### Prompt
The line holding "(title) at (483,136)" is the last one to output; start at the first line of the data, keep every line in between exactly, and leave out pictures.

### Supplied material

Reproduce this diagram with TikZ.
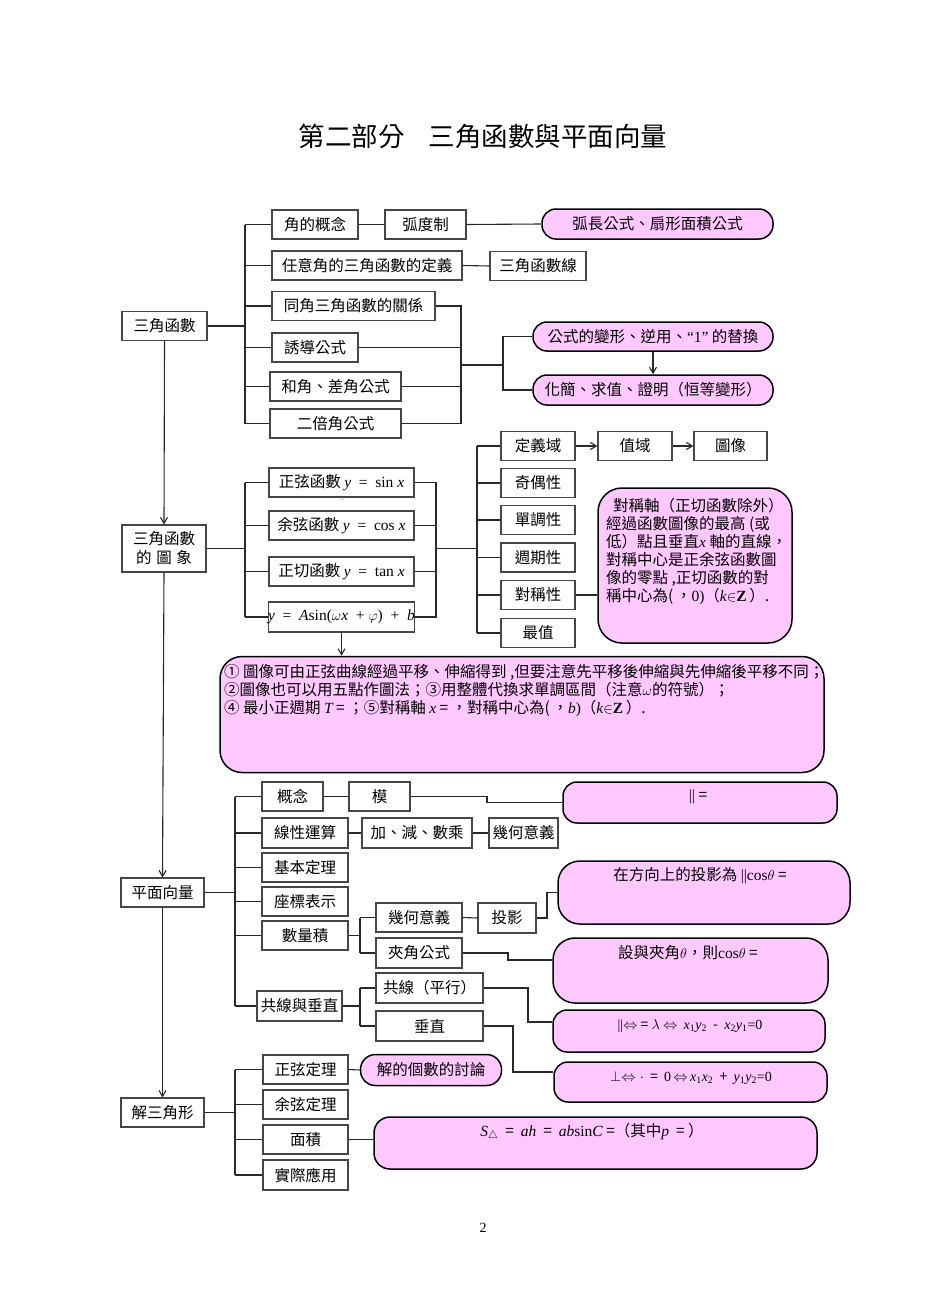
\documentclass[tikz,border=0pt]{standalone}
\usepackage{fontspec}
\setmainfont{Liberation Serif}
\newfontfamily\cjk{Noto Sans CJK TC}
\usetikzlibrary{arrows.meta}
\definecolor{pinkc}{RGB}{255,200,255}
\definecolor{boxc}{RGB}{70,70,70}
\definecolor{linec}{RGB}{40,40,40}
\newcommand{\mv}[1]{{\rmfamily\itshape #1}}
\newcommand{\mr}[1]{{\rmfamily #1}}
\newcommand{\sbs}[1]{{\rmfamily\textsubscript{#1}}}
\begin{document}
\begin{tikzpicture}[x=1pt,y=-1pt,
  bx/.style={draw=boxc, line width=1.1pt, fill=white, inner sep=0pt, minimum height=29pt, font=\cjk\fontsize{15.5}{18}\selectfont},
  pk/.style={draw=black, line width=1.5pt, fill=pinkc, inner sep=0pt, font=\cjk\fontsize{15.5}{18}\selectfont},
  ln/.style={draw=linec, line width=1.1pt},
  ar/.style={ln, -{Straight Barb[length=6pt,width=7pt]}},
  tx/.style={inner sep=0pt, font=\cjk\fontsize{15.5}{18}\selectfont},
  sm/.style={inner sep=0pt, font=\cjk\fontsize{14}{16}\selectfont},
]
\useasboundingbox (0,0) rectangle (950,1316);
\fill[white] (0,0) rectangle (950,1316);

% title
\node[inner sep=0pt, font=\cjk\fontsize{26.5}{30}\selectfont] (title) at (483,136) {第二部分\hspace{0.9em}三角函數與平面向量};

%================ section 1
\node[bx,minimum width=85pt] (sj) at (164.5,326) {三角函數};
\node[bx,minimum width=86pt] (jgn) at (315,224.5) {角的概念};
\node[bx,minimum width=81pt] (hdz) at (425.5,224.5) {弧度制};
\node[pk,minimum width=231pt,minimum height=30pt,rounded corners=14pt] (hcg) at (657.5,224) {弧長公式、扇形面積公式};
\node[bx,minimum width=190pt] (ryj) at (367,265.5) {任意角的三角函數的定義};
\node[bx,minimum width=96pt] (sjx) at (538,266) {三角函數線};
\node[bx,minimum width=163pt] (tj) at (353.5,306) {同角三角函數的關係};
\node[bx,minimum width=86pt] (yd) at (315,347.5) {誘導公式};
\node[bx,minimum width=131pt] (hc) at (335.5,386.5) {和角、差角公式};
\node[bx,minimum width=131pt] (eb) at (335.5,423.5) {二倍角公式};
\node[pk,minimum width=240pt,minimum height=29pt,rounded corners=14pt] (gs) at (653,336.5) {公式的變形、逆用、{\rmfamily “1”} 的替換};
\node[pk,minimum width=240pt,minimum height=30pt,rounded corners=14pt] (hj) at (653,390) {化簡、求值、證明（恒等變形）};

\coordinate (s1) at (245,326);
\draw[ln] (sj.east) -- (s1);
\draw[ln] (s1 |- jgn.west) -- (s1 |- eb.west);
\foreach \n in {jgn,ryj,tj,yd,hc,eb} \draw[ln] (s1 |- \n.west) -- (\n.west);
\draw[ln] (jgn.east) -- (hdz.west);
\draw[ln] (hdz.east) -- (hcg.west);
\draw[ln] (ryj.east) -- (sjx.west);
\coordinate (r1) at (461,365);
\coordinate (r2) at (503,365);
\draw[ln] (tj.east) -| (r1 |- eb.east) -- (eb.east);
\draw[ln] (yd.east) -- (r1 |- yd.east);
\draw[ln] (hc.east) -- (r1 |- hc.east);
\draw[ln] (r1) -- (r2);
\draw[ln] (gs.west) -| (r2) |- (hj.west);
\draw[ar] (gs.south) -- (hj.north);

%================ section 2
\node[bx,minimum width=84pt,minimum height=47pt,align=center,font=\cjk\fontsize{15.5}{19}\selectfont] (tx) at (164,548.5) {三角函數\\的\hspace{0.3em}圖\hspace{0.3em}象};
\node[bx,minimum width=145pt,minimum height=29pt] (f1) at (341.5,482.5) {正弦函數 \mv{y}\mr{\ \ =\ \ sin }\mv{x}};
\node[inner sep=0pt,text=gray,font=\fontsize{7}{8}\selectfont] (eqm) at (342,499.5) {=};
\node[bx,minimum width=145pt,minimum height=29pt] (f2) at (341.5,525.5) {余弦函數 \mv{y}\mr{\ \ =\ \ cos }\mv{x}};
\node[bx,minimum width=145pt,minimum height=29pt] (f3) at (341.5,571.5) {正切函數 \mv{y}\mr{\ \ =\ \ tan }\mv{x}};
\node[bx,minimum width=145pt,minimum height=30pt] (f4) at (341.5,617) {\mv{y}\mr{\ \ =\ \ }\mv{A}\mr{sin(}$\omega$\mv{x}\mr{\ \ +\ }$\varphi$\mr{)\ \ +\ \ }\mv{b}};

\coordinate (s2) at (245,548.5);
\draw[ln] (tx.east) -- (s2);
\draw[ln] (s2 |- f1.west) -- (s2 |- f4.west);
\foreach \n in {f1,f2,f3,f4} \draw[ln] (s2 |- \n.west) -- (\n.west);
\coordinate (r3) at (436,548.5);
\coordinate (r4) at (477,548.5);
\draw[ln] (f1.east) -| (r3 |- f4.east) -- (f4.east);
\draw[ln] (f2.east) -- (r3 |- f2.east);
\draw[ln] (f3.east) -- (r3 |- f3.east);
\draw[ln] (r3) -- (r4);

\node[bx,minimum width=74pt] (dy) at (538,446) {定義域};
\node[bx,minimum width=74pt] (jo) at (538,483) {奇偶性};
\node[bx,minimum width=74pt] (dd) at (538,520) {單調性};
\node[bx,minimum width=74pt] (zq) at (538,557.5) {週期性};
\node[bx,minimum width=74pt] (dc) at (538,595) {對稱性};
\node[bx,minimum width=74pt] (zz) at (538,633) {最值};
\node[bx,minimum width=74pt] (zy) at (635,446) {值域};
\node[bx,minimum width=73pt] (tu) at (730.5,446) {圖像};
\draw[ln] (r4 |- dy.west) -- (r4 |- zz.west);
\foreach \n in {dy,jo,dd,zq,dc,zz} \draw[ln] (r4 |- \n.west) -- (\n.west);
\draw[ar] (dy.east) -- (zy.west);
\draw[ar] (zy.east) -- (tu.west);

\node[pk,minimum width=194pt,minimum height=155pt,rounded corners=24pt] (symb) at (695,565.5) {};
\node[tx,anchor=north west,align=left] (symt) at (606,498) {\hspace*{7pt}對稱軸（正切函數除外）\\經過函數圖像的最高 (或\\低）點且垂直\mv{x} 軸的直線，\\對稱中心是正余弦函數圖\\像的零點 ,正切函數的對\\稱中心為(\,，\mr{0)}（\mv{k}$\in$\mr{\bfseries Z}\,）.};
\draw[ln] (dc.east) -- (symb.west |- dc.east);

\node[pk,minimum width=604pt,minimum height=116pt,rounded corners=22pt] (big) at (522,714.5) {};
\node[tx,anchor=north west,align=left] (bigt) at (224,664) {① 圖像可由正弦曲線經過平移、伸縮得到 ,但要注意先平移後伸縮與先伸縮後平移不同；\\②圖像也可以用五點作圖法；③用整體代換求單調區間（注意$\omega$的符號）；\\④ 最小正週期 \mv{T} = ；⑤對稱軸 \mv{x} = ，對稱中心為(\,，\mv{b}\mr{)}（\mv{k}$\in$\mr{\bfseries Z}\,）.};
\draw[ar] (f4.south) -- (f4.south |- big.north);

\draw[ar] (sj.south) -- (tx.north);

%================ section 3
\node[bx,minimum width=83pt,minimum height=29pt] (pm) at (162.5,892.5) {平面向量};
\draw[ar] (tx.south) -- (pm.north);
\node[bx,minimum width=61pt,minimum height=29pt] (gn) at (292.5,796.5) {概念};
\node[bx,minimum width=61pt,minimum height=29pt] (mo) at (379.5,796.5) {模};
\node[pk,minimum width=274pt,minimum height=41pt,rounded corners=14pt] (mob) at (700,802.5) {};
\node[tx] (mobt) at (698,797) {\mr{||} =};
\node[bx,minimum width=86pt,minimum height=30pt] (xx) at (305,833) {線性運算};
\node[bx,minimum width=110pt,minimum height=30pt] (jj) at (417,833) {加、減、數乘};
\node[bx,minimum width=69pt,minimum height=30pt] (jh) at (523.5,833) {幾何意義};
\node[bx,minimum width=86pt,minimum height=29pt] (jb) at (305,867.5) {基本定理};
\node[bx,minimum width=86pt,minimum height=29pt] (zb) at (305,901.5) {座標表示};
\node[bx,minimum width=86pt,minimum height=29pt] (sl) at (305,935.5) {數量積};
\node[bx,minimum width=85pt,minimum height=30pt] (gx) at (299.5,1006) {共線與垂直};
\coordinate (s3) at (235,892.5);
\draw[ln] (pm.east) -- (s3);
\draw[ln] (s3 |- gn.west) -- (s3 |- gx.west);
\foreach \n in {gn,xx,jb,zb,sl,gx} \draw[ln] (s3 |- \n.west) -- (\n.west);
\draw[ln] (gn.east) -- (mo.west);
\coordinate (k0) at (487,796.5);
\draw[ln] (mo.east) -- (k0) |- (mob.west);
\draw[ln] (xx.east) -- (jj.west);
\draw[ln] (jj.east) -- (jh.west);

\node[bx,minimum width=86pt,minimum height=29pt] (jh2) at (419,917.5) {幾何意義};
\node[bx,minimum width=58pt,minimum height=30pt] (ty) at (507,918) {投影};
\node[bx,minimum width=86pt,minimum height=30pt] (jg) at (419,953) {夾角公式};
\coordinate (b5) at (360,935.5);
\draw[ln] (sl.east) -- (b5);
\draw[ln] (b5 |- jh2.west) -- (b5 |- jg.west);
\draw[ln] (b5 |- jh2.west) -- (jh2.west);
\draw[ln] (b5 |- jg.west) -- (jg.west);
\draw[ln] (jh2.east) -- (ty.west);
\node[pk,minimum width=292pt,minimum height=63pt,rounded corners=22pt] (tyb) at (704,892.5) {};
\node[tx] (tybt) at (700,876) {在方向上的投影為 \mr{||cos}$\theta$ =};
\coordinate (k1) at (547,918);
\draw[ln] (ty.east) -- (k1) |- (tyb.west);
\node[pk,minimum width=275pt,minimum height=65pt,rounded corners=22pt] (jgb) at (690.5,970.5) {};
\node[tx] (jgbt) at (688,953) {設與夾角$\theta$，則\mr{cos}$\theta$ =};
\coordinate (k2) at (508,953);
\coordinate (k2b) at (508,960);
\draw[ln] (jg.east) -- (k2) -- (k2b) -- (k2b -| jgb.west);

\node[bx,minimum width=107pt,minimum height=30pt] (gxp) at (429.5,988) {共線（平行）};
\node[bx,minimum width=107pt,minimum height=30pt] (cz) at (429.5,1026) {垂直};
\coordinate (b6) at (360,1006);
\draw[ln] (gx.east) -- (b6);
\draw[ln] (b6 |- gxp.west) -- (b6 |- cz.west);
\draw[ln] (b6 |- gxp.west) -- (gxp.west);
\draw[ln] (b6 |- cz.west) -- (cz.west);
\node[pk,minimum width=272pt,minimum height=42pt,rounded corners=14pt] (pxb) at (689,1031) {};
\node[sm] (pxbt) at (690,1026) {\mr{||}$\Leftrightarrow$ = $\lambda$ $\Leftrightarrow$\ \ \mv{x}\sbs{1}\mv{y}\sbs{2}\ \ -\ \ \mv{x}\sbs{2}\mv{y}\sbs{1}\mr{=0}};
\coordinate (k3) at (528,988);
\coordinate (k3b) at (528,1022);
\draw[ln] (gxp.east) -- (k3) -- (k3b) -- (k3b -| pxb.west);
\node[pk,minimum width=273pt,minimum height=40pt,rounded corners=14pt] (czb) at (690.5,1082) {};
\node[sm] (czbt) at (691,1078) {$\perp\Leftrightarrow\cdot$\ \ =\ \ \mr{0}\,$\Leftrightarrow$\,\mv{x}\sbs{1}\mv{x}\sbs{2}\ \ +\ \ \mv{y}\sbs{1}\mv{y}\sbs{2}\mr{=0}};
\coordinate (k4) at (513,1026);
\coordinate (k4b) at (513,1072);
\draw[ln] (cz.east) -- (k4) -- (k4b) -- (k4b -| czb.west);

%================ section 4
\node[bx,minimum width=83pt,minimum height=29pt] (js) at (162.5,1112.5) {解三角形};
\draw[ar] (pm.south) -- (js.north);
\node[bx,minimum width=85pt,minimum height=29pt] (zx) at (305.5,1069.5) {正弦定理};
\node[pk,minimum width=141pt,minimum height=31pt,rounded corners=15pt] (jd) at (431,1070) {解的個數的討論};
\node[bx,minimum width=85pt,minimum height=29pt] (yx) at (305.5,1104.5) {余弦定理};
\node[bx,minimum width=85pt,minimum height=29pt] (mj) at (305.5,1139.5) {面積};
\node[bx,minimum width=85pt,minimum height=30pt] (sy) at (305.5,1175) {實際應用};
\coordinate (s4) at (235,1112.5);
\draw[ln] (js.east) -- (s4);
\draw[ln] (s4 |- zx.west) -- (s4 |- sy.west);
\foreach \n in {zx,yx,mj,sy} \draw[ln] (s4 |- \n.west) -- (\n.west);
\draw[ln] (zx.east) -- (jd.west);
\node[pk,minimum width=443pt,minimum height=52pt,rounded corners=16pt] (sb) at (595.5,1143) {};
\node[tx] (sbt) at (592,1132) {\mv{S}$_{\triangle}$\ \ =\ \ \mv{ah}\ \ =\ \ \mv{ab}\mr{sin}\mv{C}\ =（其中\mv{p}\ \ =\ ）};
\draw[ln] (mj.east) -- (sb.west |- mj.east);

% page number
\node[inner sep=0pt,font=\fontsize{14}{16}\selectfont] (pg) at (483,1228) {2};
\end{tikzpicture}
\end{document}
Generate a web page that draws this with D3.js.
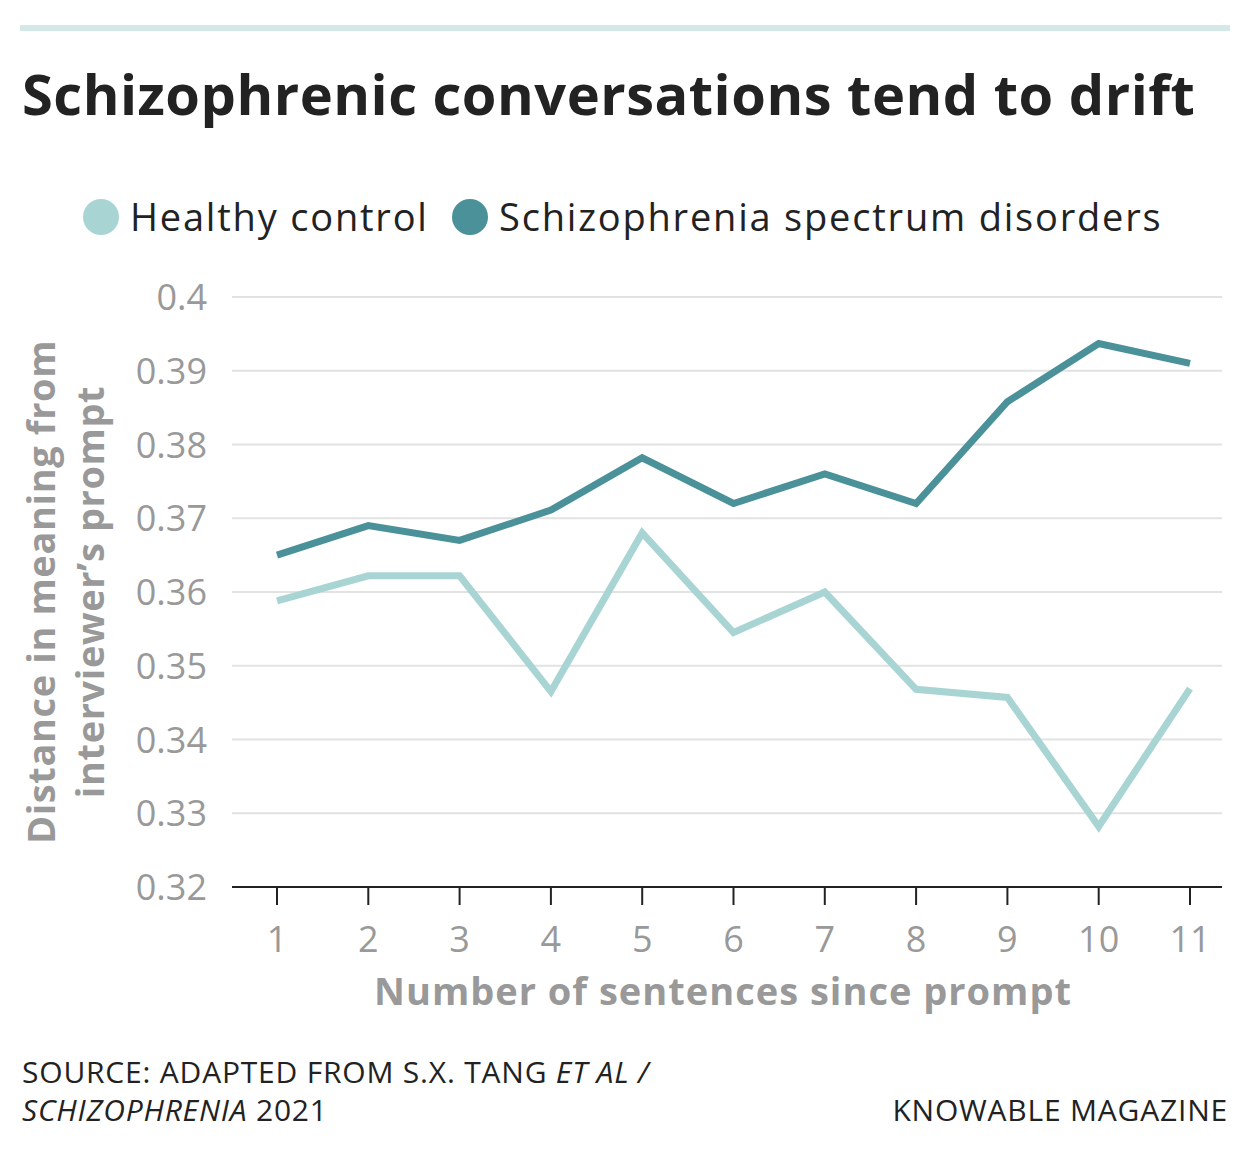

### The reply
Reproduce this diagram with TikZ.
\documentclass[tikz,border=0pt]{standalone}
\usepackage{fontspec}
\setmainfont{Liberation Serif}
\newfontfamily\cjk{Noto Sans CJK TC}
\usetikzlibrary{arrows.meta}
\definecolor{pinkc}{RGB}{255,200,255}
\definecolor{boxc}{RGB}{70,70,70}
\definecolor{linec}{RGB}{40,40,40}
\newcommand{\mv}[1]{{\rmfamily\itshape #1}}
\newcommand{\mr}[1]{{\rmfamily #1}}
\newcommand{\sbs}[1]{{\rmfamily\textsubscript{#1}}}
\begin{document}
\begin{tikzpicture}[x=1pt,y=-1pt,
  bx/.style={draw=boxc, line width=1.1pt, fill=white, inner sep=0pt, minimum height=29pt, font=\cjk\fontsize{15.5}{18}\selectfont},
  pk/.style={draw=black, line width=1.5pt, fill=pinkc, inner sep=0pt, font=\cjk\fontsize{15.5}{18}\selectfont},
  ln/.style={draw=linec, line width=1.1pt},
  ar/.style={ln, -{Straight Barb[length=6pt,width=7pt]}},
  tx/.style={inner sep=0pt, font=\cjk\fontsize{15.5}{18}\selectfont},
  sm/.style={inner sep=0pt, font=\cjk\fontsize{14}{16}\selectfont},
]
\useasboundingbox (0,0) rectangle (950,1316);
\fill[white] (0,0) rectangle (950,1316);

% title
\node[inner sep=0pt, font=\cjk\fontsize{26.5}{30}\selectfont] (title) at (483,136) {第二部分\hspace{0.9em}三角函數與平面向量};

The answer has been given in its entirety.